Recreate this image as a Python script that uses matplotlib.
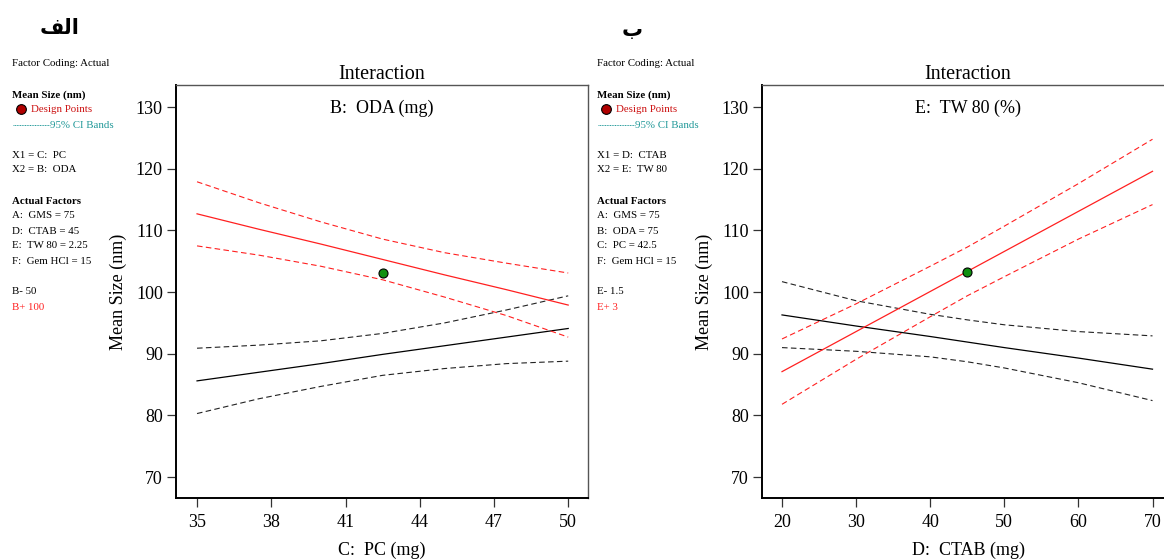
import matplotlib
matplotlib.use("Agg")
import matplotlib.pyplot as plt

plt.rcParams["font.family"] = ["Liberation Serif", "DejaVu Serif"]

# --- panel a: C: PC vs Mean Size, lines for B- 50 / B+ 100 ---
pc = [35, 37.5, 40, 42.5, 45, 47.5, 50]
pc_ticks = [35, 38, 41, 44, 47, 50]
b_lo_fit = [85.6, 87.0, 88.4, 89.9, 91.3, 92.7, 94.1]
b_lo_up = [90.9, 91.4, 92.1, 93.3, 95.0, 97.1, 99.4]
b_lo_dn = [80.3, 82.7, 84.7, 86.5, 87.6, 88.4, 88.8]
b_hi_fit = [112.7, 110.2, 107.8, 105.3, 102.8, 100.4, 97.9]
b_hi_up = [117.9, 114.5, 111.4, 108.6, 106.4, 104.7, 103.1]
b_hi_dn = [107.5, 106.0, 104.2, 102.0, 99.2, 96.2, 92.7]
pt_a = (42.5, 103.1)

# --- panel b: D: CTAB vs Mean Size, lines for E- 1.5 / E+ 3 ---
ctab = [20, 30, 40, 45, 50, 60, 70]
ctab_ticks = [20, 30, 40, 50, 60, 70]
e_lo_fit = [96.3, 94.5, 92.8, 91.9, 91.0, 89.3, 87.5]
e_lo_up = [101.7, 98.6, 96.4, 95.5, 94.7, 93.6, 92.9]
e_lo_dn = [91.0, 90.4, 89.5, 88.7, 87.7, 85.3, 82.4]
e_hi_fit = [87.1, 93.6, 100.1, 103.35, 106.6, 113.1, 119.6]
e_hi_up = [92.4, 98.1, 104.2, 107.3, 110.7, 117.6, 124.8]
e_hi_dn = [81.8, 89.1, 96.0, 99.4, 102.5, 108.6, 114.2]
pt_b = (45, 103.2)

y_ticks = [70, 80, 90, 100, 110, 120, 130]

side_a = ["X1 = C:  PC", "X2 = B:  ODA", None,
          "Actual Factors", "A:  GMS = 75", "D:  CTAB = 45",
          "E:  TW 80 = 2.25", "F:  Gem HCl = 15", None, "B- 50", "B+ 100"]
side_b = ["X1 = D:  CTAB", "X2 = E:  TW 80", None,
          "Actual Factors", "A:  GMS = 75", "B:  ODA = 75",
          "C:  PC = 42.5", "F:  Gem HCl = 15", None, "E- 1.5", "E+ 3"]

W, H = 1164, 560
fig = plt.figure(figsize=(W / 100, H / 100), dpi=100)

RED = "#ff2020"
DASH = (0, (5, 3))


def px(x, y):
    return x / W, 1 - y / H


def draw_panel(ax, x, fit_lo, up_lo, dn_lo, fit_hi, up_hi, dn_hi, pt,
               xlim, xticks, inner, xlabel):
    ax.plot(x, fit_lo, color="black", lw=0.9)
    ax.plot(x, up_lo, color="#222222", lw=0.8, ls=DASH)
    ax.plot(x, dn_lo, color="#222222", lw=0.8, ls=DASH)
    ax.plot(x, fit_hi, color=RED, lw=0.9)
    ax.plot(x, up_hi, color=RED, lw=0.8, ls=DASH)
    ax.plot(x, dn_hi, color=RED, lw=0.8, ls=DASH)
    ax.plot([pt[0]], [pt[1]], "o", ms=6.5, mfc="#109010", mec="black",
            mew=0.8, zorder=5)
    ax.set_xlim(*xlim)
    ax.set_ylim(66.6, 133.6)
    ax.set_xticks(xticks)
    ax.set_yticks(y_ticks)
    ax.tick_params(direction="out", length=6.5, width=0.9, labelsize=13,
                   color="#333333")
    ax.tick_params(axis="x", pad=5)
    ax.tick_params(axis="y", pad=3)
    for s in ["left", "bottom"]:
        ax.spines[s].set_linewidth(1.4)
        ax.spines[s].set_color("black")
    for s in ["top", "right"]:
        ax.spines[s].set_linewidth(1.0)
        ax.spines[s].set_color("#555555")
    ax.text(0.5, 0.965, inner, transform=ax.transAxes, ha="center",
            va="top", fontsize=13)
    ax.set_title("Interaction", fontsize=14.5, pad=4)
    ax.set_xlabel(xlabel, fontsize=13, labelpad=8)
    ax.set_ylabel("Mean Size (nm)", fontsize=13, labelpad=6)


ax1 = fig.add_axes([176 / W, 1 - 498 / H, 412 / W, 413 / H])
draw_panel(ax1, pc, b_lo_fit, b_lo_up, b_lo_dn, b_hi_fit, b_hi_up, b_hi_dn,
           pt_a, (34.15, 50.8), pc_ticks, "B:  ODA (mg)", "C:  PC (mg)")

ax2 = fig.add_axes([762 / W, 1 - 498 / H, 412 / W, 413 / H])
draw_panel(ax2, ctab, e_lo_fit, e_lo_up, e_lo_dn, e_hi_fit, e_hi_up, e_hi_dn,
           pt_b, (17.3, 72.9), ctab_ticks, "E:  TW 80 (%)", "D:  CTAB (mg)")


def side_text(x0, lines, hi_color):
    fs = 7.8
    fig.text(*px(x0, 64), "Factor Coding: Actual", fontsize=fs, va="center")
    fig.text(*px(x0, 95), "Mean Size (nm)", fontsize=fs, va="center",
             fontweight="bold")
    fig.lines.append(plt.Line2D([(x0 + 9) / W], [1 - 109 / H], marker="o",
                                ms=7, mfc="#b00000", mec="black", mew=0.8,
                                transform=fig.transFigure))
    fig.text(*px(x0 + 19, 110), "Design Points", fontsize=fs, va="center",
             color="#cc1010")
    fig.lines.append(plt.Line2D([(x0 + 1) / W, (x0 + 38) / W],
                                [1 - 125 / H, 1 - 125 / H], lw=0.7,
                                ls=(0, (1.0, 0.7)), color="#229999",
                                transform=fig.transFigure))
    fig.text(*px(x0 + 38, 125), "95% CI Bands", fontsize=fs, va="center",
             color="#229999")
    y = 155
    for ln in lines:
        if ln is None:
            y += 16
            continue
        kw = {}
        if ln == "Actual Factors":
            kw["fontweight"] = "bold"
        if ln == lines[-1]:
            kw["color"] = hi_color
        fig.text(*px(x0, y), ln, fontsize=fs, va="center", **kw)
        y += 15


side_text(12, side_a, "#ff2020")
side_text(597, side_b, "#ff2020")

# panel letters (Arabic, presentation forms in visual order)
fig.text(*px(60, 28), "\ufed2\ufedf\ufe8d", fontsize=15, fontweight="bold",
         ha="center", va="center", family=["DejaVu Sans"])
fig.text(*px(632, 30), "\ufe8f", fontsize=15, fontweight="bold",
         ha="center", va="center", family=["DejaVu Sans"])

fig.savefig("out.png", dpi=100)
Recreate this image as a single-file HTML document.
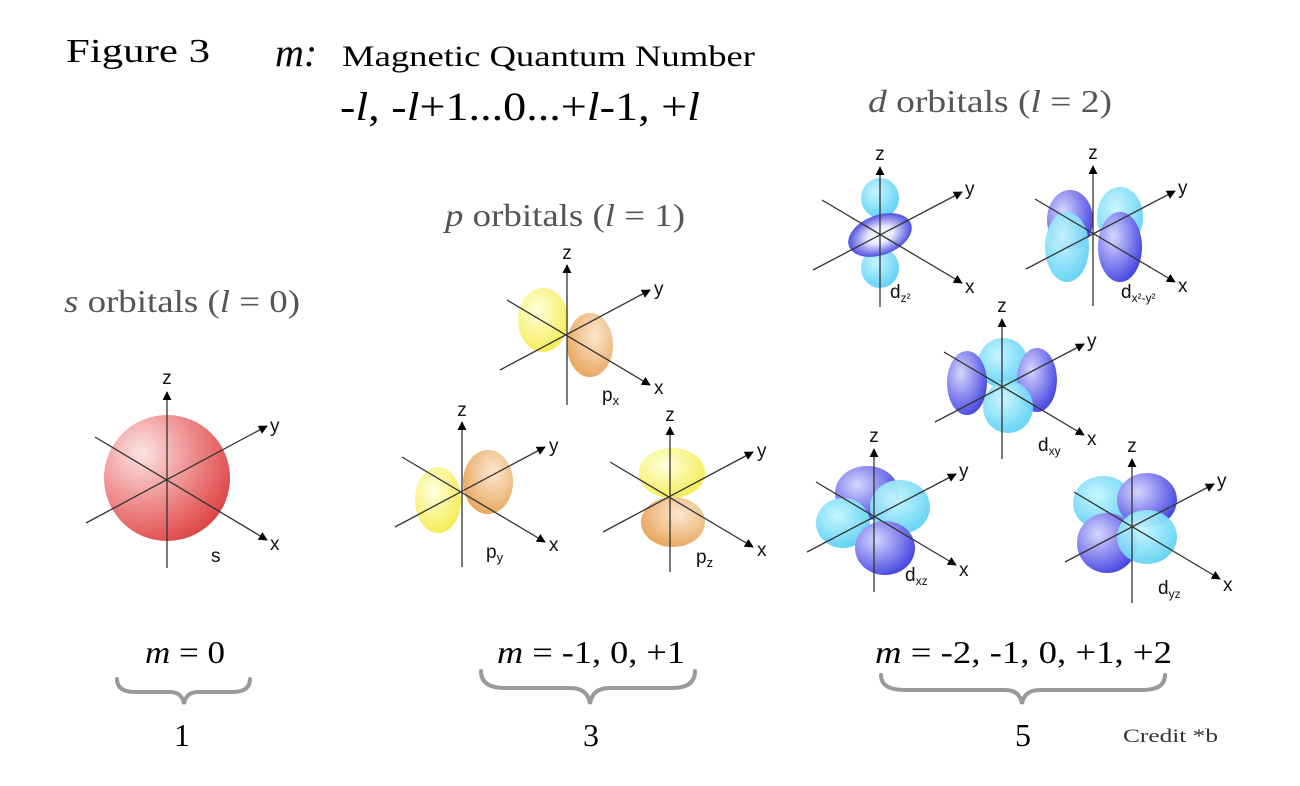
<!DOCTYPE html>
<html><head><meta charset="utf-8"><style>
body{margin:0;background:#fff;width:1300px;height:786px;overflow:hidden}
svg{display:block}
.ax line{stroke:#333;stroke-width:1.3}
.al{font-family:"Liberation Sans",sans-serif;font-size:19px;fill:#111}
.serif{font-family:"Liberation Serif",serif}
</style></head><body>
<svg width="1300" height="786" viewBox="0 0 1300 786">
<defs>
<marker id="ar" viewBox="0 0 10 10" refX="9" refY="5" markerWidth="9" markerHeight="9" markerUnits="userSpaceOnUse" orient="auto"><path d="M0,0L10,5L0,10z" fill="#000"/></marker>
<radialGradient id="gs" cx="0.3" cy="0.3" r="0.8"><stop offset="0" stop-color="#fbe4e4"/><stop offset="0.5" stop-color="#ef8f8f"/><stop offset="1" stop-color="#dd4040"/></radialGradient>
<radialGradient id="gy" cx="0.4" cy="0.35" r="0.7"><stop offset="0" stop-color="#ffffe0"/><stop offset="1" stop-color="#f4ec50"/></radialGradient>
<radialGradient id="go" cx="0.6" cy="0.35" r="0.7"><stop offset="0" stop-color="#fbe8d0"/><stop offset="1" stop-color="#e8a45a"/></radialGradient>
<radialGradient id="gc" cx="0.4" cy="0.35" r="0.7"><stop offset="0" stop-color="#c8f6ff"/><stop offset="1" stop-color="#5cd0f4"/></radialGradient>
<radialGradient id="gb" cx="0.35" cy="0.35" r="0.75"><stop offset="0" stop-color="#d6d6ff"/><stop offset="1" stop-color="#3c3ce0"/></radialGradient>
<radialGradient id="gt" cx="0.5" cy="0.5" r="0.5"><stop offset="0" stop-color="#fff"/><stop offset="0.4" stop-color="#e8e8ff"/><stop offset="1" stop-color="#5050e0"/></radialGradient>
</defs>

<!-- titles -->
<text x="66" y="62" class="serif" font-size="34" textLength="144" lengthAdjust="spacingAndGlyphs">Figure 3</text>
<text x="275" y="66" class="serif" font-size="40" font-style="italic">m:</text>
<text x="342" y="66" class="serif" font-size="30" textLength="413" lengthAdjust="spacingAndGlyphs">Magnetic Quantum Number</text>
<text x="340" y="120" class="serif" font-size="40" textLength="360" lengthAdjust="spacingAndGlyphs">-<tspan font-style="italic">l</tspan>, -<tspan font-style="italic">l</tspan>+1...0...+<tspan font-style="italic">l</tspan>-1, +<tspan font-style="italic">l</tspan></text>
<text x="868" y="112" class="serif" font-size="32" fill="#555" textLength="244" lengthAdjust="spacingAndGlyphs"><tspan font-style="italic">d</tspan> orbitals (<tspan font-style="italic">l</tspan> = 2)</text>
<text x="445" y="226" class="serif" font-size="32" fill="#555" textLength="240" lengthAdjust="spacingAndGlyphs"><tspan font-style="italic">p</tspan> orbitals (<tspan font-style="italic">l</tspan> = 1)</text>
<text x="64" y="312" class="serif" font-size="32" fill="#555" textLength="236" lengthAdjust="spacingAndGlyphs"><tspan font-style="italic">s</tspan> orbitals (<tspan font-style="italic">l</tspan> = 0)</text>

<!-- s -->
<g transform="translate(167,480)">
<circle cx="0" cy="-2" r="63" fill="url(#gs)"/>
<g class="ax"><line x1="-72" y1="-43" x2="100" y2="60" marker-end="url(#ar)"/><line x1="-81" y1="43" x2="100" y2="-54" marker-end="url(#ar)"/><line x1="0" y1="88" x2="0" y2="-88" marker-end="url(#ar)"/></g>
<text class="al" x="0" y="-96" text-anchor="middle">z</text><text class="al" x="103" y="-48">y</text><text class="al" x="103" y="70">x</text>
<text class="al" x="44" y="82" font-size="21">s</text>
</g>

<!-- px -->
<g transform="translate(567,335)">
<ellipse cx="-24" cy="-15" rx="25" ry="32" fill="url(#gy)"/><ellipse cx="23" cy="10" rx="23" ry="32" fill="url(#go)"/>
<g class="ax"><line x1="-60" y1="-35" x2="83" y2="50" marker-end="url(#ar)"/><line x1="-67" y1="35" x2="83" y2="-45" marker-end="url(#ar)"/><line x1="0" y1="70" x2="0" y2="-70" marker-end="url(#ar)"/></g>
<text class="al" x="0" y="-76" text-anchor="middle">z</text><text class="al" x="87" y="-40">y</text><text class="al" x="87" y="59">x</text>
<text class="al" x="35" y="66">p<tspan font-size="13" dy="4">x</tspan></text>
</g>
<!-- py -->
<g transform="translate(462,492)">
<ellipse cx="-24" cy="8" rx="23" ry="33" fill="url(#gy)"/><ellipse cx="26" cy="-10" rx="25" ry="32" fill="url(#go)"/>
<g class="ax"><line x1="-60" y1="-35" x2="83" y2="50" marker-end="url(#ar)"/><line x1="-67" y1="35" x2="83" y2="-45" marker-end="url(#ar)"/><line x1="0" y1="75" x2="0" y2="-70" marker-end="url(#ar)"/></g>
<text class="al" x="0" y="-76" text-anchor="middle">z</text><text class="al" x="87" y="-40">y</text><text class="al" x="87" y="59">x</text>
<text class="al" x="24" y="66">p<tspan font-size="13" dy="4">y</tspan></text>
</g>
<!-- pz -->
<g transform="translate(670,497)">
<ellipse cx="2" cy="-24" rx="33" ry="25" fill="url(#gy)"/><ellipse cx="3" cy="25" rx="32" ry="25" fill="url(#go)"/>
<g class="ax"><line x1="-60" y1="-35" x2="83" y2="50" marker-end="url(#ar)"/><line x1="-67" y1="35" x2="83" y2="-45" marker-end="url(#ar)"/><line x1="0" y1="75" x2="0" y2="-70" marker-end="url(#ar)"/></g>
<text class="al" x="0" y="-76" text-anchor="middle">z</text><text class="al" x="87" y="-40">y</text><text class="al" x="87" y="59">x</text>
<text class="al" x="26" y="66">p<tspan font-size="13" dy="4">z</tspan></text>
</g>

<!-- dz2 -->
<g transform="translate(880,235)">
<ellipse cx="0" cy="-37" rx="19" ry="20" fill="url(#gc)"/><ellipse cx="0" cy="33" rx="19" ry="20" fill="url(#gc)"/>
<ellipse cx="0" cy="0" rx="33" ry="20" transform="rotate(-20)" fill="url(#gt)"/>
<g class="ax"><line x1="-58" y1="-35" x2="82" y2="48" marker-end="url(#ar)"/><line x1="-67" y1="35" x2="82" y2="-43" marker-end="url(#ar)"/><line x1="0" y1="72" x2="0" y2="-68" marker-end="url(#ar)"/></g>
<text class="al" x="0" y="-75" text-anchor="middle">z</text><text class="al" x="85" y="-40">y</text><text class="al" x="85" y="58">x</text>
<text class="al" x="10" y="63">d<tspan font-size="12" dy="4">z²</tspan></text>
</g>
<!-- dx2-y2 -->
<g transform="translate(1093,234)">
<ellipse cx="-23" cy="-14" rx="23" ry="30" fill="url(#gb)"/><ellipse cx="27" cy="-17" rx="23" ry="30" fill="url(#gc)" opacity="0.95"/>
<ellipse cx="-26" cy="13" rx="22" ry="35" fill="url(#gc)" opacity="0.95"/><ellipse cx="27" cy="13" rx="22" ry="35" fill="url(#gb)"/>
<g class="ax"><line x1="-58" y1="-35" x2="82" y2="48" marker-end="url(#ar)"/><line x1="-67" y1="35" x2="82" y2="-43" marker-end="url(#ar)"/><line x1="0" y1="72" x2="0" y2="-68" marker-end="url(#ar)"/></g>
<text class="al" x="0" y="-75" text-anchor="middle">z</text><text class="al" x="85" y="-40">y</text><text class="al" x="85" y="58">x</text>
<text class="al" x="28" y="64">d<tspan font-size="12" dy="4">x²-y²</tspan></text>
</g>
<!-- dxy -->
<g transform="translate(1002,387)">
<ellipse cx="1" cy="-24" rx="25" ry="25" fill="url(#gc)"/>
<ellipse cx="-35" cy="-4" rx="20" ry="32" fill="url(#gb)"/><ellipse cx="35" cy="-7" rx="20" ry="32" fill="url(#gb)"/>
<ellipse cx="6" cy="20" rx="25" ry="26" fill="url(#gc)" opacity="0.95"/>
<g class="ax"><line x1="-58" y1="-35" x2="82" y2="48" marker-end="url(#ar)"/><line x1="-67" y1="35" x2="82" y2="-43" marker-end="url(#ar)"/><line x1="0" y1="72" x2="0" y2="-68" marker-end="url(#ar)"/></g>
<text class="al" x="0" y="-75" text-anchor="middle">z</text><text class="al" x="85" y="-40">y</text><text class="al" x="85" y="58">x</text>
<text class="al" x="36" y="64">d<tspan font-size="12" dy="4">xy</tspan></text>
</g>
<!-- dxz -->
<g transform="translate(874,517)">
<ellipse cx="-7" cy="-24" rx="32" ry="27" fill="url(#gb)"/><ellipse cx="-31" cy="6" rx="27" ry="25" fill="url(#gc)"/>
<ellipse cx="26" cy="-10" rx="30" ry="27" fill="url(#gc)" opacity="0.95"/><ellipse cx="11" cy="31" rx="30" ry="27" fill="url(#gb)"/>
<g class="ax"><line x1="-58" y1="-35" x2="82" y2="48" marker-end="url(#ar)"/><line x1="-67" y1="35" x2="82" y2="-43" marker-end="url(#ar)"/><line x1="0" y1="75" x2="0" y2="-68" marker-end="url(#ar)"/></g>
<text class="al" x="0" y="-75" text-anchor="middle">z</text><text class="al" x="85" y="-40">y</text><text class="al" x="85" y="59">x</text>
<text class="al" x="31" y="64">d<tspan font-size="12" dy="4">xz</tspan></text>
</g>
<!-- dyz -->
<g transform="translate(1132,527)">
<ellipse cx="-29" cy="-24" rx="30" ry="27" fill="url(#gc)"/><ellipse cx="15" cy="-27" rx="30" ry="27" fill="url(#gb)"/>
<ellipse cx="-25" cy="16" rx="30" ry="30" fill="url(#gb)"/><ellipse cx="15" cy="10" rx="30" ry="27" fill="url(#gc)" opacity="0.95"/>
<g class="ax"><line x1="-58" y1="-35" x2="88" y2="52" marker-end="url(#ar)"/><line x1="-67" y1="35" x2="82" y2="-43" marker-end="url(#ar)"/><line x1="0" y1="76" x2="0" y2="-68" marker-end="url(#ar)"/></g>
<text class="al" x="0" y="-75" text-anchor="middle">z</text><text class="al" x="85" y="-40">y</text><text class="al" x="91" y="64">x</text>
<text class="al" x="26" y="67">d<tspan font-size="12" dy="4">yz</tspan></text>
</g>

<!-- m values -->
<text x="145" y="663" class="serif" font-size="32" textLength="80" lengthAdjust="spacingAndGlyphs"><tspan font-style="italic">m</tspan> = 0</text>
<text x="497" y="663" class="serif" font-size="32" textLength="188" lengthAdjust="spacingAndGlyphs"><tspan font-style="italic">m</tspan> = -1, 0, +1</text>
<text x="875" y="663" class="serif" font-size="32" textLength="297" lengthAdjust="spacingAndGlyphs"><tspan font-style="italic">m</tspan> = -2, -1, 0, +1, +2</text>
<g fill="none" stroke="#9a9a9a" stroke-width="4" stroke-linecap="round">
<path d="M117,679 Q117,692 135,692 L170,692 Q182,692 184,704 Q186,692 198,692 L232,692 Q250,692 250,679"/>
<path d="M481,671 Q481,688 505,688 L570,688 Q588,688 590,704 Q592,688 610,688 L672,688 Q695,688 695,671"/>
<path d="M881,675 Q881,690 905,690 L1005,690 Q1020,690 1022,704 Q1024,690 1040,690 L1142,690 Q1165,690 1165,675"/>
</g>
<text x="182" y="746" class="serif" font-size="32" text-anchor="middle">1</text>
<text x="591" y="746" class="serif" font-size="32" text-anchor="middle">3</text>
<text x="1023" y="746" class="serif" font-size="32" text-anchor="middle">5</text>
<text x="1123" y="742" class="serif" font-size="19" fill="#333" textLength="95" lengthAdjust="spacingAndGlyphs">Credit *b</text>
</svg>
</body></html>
====================
:: DO THIS ::
Starting at the first line of the material, output exactly the lines up to and including the one with "pt_a = (42.5, 103.1)". Do not include the pictures.

:: ANSWER TO THIS PROBLEM ::
Recreate this image as a Python script that uses matplotlib.
import matplotlib
matplotlib.use("Agg")
import matplotlib.pyplot as plt

plt.rcParams["font.family"] = ["Liberation Serif", "DejaVu Serif"]

# --- panel a: C: PC vs Mean Size, lines for B- 50 / B+ 100 ---
pc = [35, 37.5, 40, 42.5, 45, 47.5, 50]
pc_ticks = [35, 38, 41, 44, 47, 50]
b_lo_fit = [85.6, 87.0, 88.4, 89.9, 91.3, 92.7, 94.1]
b_lo_up = [90.9, 91.4, 92.1, 93.3, 95.0, 97.1, 99.4]
b_lo_dn = [80.3, 82.7, 84.7, 86.5, 87.6, 88.4, 88.8]
b_hi_fit = [112.7, 110.2, 107.8, 105.3, 102.8, 100.4, 97.9]
b_hi_up = [117.9, 114.5, 111.4, 108.6, 106.4, 104.7, 103.1]
b_hi_dn = [107.5, 106.0, 104.2, 102.0, 99.2, 96.2, 92.7]
pt_a = (42.5, 103.1)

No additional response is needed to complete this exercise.